■ WHAT TO PRODUCE ■
How does the data below read from its first line through the line containing "const BAND = (W"? Print those lines exactly.

■ DATA ■
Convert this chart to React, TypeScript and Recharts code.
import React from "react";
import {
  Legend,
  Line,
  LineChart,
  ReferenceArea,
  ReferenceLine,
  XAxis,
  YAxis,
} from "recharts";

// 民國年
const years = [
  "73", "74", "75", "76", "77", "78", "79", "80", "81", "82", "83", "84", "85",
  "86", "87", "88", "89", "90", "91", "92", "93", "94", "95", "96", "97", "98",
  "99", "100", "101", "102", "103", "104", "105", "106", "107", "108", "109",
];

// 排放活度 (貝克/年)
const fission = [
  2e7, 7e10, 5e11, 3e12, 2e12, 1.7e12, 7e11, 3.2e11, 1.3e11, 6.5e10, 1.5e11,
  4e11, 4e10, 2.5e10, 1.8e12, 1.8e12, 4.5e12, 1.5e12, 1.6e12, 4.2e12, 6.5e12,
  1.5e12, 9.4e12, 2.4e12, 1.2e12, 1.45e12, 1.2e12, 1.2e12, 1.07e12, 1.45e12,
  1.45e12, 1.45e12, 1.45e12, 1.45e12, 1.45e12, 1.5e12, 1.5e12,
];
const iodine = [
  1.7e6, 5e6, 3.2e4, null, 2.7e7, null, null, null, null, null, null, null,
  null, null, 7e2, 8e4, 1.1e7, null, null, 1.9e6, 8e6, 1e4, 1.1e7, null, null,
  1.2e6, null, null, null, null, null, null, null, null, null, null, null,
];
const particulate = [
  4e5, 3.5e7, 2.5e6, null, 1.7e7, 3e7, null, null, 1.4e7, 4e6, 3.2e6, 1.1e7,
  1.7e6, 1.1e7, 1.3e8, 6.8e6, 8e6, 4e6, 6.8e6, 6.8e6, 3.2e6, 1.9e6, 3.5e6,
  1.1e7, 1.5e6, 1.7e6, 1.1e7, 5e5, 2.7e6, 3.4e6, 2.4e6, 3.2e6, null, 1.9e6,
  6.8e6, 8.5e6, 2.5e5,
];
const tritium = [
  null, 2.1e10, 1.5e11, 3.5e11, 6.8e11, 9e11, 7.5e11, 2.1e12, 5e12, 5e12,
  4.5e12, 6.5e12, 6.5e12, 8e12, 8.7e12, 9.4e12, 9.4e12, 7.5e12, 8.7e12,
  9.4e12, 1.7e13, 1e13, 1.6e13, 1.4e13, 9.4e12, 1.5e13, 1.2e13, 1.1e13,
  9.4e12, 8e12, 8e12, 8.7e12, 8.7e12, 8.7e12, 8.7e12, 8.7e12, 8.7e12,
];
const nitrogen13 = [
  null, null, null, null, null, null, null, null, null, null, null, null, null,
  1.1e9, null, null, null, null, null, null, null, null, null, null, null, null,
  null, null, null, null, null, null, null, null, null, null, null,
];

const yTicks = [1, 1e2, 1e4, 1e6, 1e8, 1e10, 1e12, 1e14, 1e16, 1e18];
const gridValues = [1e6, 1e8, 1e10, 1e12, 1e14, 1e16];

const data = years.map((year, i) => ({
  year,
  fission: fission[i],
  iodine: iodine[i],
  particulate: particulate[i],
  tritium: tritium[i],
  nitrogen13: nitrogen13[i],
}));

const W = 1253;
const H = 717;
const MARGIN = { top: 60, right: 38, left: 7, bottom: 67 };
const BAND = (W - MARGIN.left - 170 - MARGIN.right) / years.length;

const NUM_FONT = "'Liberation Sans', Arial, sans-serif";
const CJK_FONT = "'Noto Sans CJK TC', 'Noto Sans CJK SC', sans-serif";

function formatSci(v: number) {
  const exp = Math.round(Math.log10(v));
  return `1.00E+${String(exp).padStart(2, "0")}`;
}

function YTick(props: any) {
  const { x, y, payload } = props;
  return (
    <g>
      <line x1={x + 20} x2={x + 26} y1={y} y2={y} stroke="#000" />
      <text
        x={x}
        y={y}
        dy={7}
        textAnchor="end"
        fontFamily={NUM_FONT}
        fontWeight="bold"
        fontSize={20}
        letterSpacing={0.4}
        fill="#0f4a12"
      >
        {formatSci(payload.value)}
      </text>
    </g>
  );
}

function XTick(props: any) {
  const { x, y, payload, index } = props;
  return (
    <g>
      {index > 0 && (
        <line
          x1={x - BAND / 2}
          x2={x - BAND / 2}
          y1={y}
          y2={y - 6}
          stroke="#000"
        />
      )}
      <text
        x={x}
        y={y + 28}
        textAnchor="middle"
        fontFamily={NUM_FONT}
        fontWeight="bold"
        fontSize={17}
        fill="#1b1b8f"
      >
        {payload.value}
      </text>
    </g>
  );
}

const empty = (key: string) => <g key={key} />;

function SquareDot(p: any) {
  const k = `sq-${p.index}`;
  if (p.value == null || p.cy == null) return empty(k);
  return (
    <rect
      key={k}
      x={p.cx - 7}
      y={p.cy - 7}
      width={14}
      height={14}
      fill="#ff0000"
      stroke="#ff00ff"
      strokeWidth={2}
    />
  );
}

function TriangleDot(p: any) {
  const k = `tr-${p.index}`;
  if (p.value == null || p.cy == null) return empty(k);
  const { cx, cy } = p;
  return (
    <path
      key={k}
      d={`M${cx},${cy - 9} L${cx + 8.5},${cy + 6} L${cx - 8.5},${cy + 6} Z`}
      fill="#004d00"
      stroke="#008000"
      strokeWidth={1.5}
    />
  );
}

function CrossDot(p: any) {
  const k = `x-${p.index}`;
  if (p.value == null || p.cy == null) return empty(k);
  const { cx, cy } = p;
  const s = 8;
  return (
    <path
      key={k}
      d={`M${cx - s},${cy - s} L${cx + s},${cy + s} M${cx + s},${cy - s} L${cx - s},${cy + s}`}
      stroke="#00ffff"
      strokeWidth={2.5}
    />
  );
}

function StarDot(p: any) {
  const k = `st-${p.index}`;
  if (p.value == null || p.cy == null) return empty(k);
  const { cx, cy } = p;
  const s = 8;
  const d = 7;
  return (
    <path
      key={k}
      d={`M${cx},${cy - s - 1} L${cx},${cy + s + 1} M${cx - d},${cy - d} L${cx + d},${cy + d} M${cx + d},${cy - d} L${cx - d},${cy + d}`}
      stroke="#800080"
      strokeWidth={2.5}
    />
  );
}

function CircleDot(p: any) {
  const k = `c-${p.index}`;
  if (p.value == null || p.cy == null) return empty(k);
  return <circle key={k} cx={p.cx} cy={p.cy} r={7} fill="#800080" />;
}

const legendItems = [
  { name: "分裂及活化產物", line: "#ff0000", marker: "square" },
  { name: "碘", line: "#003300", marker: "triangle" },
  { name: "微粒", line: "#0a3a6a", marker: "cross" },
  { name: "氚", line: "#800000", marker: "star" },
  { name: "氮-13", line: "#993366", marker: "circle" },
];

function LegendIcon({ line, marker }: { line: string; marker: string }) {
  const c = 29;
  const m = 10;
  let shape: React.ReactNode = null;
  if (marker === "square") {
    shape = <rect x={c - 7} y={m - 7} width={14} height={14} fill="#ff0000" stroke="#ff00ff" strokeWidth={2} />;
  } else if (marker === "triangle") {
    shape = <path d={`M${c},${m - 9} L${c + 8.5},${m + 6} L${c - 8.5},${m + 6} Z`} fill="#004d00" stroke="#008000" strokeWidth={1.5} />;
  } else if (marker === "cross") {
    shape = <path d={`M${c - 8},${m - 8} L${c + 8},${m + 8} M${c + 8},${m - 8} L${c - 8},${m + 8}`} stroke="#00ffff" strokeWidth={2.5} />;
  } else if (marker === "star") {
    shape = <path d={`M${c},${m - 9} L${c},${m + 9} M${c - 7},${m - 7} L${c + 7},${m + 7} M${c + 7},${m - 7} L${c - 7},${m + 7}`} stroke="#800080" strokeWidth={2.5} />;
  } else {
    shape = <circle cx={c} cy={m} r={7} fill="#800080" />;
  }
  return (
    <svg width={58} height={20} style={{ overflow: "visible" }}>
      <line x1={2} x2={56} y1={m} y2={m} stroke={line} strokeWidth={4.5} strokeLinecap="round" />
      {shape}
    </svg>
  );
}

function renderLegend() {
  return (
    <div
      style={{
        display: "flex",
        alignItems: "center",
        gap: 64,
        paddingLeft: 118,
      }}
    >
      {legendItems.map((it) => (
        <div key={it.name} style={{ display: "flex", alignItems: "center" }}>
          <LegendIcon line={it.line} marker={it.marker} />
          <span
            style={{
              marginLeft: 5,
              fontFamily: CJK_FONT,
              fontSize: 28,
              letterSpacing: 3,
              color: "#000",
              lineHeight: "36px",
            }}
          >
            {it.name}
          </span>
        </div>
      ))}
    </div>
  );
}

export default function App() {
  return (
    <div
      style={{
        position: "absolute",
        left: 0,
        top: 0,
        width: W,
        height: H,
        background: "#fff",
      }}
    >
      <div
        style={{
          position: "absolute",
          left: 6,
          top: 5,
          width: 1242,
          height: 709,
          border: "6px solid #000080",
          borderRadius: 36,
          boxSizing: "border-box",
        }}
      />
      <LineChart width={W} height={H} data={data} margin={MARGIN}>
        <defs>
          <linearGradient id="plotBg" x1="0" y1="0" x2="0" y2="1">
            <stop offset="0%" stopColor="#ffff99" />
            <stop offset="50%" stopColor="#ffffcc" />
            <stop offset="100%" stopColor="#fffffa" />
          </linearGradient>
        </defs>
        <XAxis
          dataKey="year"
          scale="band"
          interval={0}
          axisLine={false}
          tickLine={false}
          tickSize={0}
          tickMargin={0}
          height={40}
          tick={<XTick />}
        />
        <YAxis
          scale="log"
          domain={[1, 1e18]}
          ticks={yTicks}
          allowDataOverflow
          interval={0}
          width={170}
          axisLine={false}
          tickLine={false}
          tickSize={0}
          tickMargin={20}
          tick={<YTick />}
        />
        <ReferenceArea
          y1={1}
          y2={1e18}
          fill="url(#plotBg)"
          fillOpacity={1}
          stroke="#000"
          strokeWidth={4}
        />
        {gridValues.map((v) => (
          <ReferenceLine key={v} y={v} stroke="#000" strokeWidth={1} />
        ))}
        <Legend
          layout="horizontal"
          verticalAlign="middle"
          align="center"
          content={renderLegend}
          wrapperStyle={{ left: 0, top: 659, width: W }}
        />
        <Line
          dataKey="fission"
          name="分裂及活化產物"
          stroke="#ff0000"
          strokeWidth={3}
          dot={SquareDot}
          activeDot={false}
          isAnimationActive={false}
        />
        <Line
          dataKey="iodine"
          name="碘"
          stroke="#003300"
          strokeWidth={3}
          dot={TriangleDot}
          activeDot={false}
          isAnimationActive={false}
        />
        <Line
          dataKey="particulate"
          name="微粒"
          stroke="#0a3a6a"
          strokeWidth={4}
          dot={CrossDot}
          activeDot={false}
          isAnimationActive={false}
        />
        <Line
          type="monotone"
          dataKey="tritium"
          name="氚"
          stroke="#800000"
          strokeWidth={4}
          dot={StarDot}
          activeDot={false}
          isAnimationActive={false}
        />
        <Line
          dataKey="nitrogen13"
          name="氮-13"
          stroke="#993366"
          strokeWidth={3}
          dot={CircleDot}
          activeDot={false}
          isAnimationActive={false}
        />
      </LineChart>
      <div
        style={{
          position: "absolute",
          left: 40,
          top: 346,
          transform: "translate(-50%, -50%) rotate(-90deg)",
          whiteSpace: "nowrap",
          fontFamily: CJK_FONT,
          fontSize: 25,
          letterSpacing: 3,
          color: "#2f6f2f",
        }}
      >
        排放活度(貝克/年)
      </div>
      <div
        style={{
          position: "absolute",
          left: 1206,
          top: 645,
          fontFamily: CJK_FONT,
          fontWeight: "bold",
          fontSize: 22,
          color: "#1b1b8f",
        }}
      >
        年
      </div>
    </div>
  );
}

■ SOLUTION BELOW ■
Convert this chart to React, TypeScript and Recharts code.
import React from "react";
import {
  Legend,
  Line,
  LineChart,
  ReferenceArea,
  ReferenceLine,
  XAxis,
  YAxis,
} from "recharts";

// 民國年
const years = [
  "73", "74", "75", "76", "77", "78", "79", "80", "81", "82", "83", "84", "85",
  "86", "87", "88", "89", "90", "91", "92", "93", "94", "95", "96", "97", "98",
  "99", "100", "101", "102", "103", "104", "105", "106", "107", "108", "109",
];

// 排放活度 (貝克/年)
const fission = [
  2e7, 7e10, 5e11, 3e12, 2e12, 1.7e12, 7e11, 3.2e11, 1.3e11, 6.5e10, 1.5e11,
  4e11, 4e10, 2.5e10, 1.8e12, 1.8e12, 4.5e12, 1.5e12, 1.6e12, 4.2e12, 6.5e12,
  1.5e12, 9.4e12, 2.4e12, 1.2e12, 1.45e12, 1.2e12, 1.2e12, 1.07e12, 1.45e12,
  1.45e12, 1.45e12, 1.45e12, 1.45e12, 1.45e12, 1.5e12, 1.5e12,
];
const iodine = [
  1.7e6, 5e6, 3.2e4, null, 2.7e7, null, null, null, null, null, null, null,
  null, null, 7e2, 8e4, 1.1e7, null, null, 1.9e6, 8e6, 1e4, 1.1e7, null, null,
  1.2e6, null, null, null, null, null, null, null, null, null, null, null,
];
const particulate = [
  4e5, 3.5e7, 2.5e6, null, 1.7e7, 3e7, null, null, 1.4e7, 4e6, 3.2e6, 1.1e7,
  1.7e6, 1.1e7, 1.3e8, 6.8e6, 8e6, 4e6, 6.8e6, 6.8e6, 3.2e6, 1.9e6, 3.5e6,
  1.1e7, 1.5e6, 1.7e6, 1.1e7, 5e5, 2.7e6, 3.4e6, 2.4e6, 3.2e6, null, 1.9e6,
  6.8e6, 8.5e6, 2.5e5,
];
const tritium = [
  null, 2.1e10, 1.5e11, 3.5e11, 6.8e11, 9e11, 7.5e11, 2.1e12, 5e12, 5e12,
  4.5e12, 6.5e12, 6.5e12, 8e12, 8.7e12, 9.4e12, 9.4e12, 7.5e12, 8.7e12,
  9.4e12, 1.7e13, 1e13, 1.6e13, 1.4e13, 9.4e12, 1.5e13, 1.2e13, 1.1e13,
  9.4e12, 8e12, 8e12, 8.7e12, 8.7e12, 8.7e12, 8.7e12, 8.7e12, 8.7e12,
];
const nitrogen13 = [
  null, null, null, null, null, null, null, null, null, null, null, null, null,
  1.1e9, null, null, null, null, null, null, null, null, null, null, null, null,
  null, null, null, null, null, null, null, null, null, null, null,
];

const yTicks = [1, 1e2, 1e4, 1e6, 1e8, 1e10, 1e12, 1e14, 1e16, 1e18];
const gridValues = [1e6, 1e8, 1e10, 1e12, 1e14, 1e16];

const data = years.map((year, i) => ({
  year,
  fission: fission[i],
  iodine: iodine[i],
  particulate: particulate[i],
  tritium: tritium[i],
  nitrogen13: nitrogen13[i],
}));

const W = 1253;
const H = 717;
const MARGIN = { top: 60, right: 38, left: 7, bottom: 67 };
const BAND = (W - MARGIN.left - 170 - MARGIN.right) / years.length;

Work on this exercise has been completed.